Edge AI + Cloud AI – RaiderChip

Demonstrating Success in Cloud and Edge Applications

Edge Implementation

Our edge demo executes the Meta Llama 2, 3.0, 3.1 and Llama 3.2 models, as well as Microsoft Phi-2 LLM 2.7B model on cost-effective AMD Versal FPGA devices, achieving interactive speeds on the vanilla LLM even without quantization, this allows extracting the highest precision: achieving the maximum intelligence of the AI model or, optionally, using Quantization to obtain the maximum speed.

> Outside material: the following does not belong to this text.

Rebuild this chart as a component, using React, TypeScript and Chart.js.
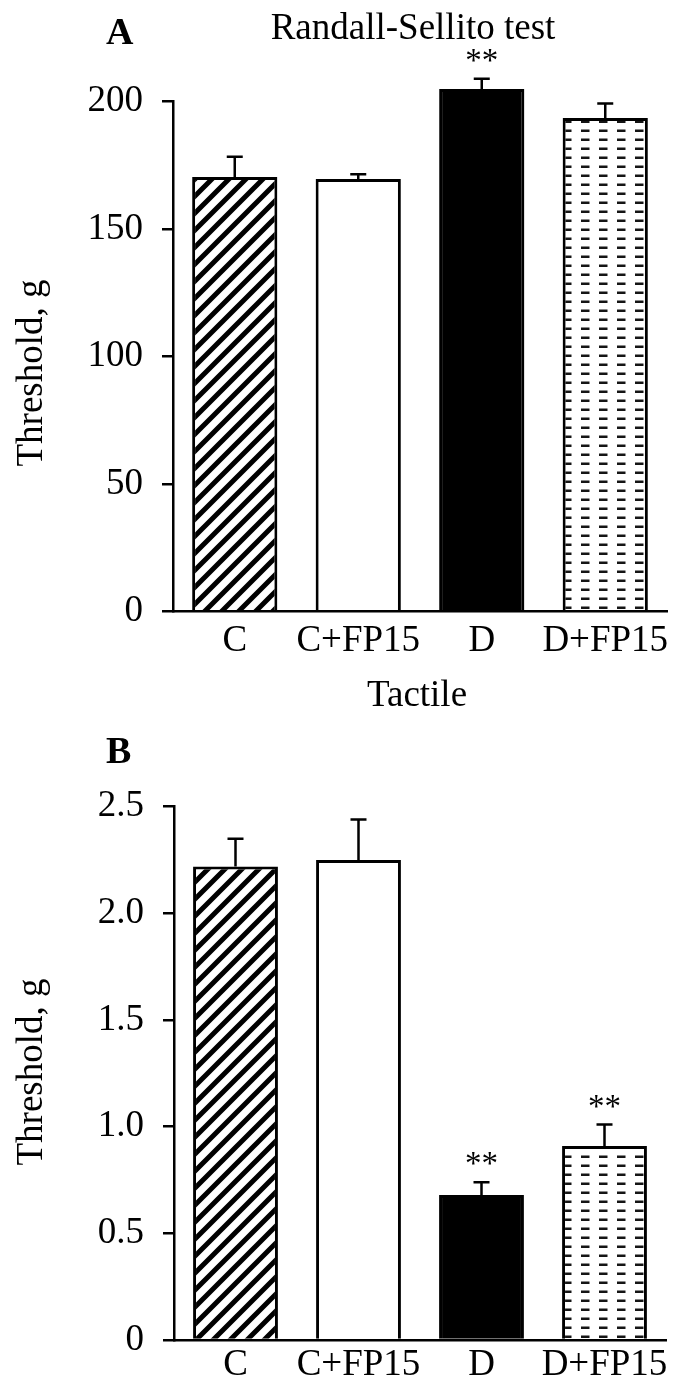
import React, { useEffect, useRef } from 'react';
import { Chart, registerables } from 'chart.js';

Chart.register(...registerables);

// ---------- data ----------
const CATEGORIES = ['C', 'C+FP15', 'D', 'D+FP15'];

const RS_MEANS = [170.4, 169.6, 204.9, 193.5];
const RS_SEM = [7.9, 1.9, 4.0, 5.7];
const RS_SIG = ['', '', '**', ''];
const RS_TICKS = ['0', '50', '100', '150', '200'];

const TAC_MEANS = [2.22, 2.25, 0.68, 0.91];
const TAC_SEM = [0.13, 0.19, 0.06, 0.1];
const TAC_SIG = ['', '', '**', '**'];
const TAC_TICKS = ['0', '0.5', '1.0', '1.5', '2.0', '2.5'];

const FONT = '"Liberation Serif", "Times New Roman", Times, serif';

type Panel = {
  top: number;
  width: number;
  height: number;
  areaLeft: number;
  areaRight: number;
  areaTop: number;
  areaBottom: number;
  yMax: number;
  yStep: number;
  tickLabels: string[];
  means: number[];
  sem: number[];
  sig: string[];
  letter: string;
  letterX: number;
  letterBase: number;
  title?: string;
  titleX?: number;
  titleBase?: number;
  yTitle: string;
  yTitleX: number;
  yTitleY: number;
  xTitle?: string;
  xTitleX?: number;
  xTitleBase?: number;
  xLabelPad: number;
};

const PANELS: Panel[] = [
  {
    top: 0,
    width: 689,
    height: 720,
    areaLeft: 173,
    areaRight: 667,
    areaTop: 101.5,
    areaBottom: 611.3,
    yMax: 200,
    yStep: 50,
    tickLabels: RS_TICKS,
    means: RS_MEANS,
    sem: RS_SEM,
    sig: RS_SIG,
    letter: 'A',
    letterX: 106,
    letterBase: 43.5,
    title: 'Randall-Sellito test',
    titleX: 413,
    titleBase: 39,
    yTitle: 'Threshold, g',
    yTitleX: 42,
    yTitleY: 373,
    xTitle: 'Tactile',
    xTitleX: 417,
    xTitleBase: 706,
    xLabelPad: 8,
  },
  {
    top: 720,
    width: 689,
    height: 673,
    areaLeft: 174,
    areaRight: 666,
    areaTop: 86.7,
    areaBottom: 620,
    yMax: 2.5,
    yStep: 0.5,
    tickLabels: TAC_TICKS,
    means: TAC_MEANS,
    sem: TAC_SEM,
    sig: TAC_SIG,
    letter: 'B',
    letterX: 106,
    letterBase: 43,
    yTitle: 'Threshold, g',
    yTitleX: 42,
    yTitleY: 352,
    xLabelPad: 3.5,
  },
];

function makeHatch(): CanvasPattern | string {
  const s = 17;
  const c = document.createElement('canvas');
  c.width = s;
  c.height = s;
  const g = c.getContext('2d');
  if (!g) return '#888';
  g.fillStyle = '#fff';
  g.fillRect(0, 0, s, s);
  g.strokeStyle = '#000';
  g.lineWidth = 5;
  g.beginPath();
  g.moveTo(-2, s + 2);
  g.lineTo(s + 2, -2);
  g.moveTo(-6, 6);
  g.lineTo(6, -6);
  g.moveTo(s - 6, s + 6);
  g.lineTo(s + 6, s - 6);
  g.stroke();
  const p = g.createPattern(c, 'repeat');
  return p || '#888';
}

function makeDashes(): CanvasPattern | string {
  const w = 18;
  const h = 9;
  const c = document.createElement('canvas');
  c.width = w;
  c.height = h;
  const g = c.getContext('2d');
  if (!g) return '#ddd';
  g.fillStyle = '#fff';
  g.fillRect(0, 0, w, h);
  g.fillStyle = '#151515';
  g.fillRect(5, 3.5, 8.5, 2.5);
  const p = g.createPattern(c, 'repeat');
  return p || '#ddd';
}

function PanelChart({ panel }: { panel: Panel }) {
  const ref = useRef<HTMLCanvasElement | null>(null);

  useEffect(() => {
    const canvas = ref.current;
    if (!canvas) return;

    const fills = [makeHatch(), '#ffffff', '#000000', makeDashes()];

    const annotations = {
      id: 'annotations',
      afterDatasetsDraw(chart: any) {
        const ctx: CanvasRenderingContext2D = chart.ctx;
        const xs = chart.scales.x;
        const ys = chart.scales.y;
        ctx.save();
        ctx.strokeStyle = '#000';
        ctx.lineWidth = 2.5;
        panel.means.forEach((m, i) => {
          const x = xs.getPixelForValue(i);
          const yM = ys.getPixelForValue(m);
          const yT = ys.getPixelForValue(m + panel.sem[i]);
          ctx.beginPath();
          ctx.moveTo(x, yM);
          ctx.lineTo(x, yT);
          ctx.moveTo(x - 8, yT);
          ctx.lineTo(x + 8, yT);
          ctx.stroke();
          const s = panel.sig[i];
          if (s) {
            ctx.font = `33px ${FONT}`;
            ctx.fillStyle = '#000';
            ctx.textAlign = 'center';
            ctx.textBaseline = 'alphabetic';
            const mt = ctx.measureText(s);
            const bottom = yT - 17;
            ctx.fillText(s, x, bottom - mt.actualBoundingBoxDescent);
          }
        });
        ctx.restore();
      },
      afterDraw(chart: any) {
        const ctx: CanvasRenderingContext2D = chart.ctx;
        ctx.save();
        ctx.fillStyle = '#000';
        ctx.textBaseline = 'alphabetic';
        // panel letter
        ctx.font = `bold 38px ${FONT}`;
        ctx.textAlign = 'left';
        ctx.fillText(panel.letter, panel.letterX, panel.letterBase);
        ctx.font = `37px ${FONT}`;
        if (panel.title) {
          ctx.textAlign = 'center';
          ctx.fillText(panel.title, panel.titleX as number, panel.titleBase as number);
        }
        if (panel.xTitle) {
          ctx.textAlign = 'center';
          ctx.fillText(panel.xTitle, panel.xTitleX as number, panel.xTitleBase as number);
        }
        ctx.translate(panel.yTitleX, panel.yTitleY);
        ctx.rotate(-Math.PI / 2);
        ctx.textAlign = 'center';
        ctx.fillText(panel.yTitle, 0, 0);
        ctx.restore();
      },
    };

    const chart = new Chart(canvas, {
      type: 'bar',
      data: {
        labels: CATEGORIES,
        datasets: [
          {
            data: panel.means,
            backgroundColor: fills as any,
            borderColor: '#000',
            borderWidth: 3,
            borderSkipped: 'start',
            barPercentage: 0.69,
            categoryPercentage: 1,
            clip: false as any,
          },
        ],
      },
      options: {
        responsive: false,
        animation: false,
        events: [],
        devicePixelRatio: 1,
        layout: {
          padding: {
            top: panel.areaTop,
            right: panel.width - panel.areaRight,
            left: 0,
            bottom: 0,
          },
        },
        plugins: {
          legend: { display: false },
          tooltip: { enabled: false },
          title: { display: false },
        },
        scales: {
          x: {
            type: 'category',
            offset: true,
            grid: { display: false, drawTicks: false },
            border: { display: true, color: '#000', width: 2.5 },
            ticks: {
              color: '#000',
              font: { family: FONT, size: 37 },
              padding: panel.xLabelPad,
              autoSkip: false,
              maxRotation: 0,
              minRotation: 0,
            },
            afterFit: (s: any) => {
              s.height = panel.height - panel.areaBottom;
            },
          },
          y: {
            type: 'linear',
            min: 0,
            max: panel.yMax,
            grid: {
              display: true,
              drawOnChartArea: false,
              drawTicks: true,
              tickLength: 11,
              color: '#000',
              lineWidth: 2.5,
            },
            border: { display: true, color: '#000', width: 2.5 },
            ticks: {
              stepSize: panel.yStep,
              color: '#000',
              font: { family: FONT, size: 37 },
              padding: 19,
              callback: (_v: any, i: number) => panel.tickLabels[i] ?? '',
            },
            afterFit: (s: any) => {
              s.width = panel.areaLeft;
            },
          },
        },
      },
      plugins: [annotations],
    });

    return () => {
      chart.destroy();
    };
  }, [panel]);

  return (
    <canvas
      ref={ref}
      width={panel.width}
      height={panel.height}
      style={{
        position: 'absolute',
        left: 0,
        top: panel.top,
        width: panel.width,
        height: panel.height,
        display: 'block',
      }}
    />
  );
}

export default function App() {
  return (
    <div
      style={{
        position: 'absolute',
        left: 0,
        top: 0,
        width: 689,
        height: 1393,
        background: '#fff',
        overflow: 'hidden',
      }}
    >
      {PANELS.map((p) => (
        <PanelChart key={p.letter} panel={p} />
      ))}
    </div>
  );
}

GenAI v1-Q running the Llama 3.2 1B LLM model with 4 bits Quantization on a low-cost Versal FPGA with LPDDR4 memory

GenAI v1-Q running the Llama 3.2 1B LLM model with 4 bits Quantization on a low-cost Versal FPGA with LPDDR4 memory

This demo does not need external CPUs, being perfectly suited for stand-alone, low-cost products.

Cloud Implementation

Integrated with AMD FPGAs in the AWS cloud, our cloud demonstrator leverages AWS F1 instances carrying AMD Virtex UltraScale+ FPGAs. This setup has enabled us to showcase a compelling and engaging AI chat model (Llama 2-7B), accessible via a web server for remote interactions, mirroring ChatGPT-style applications.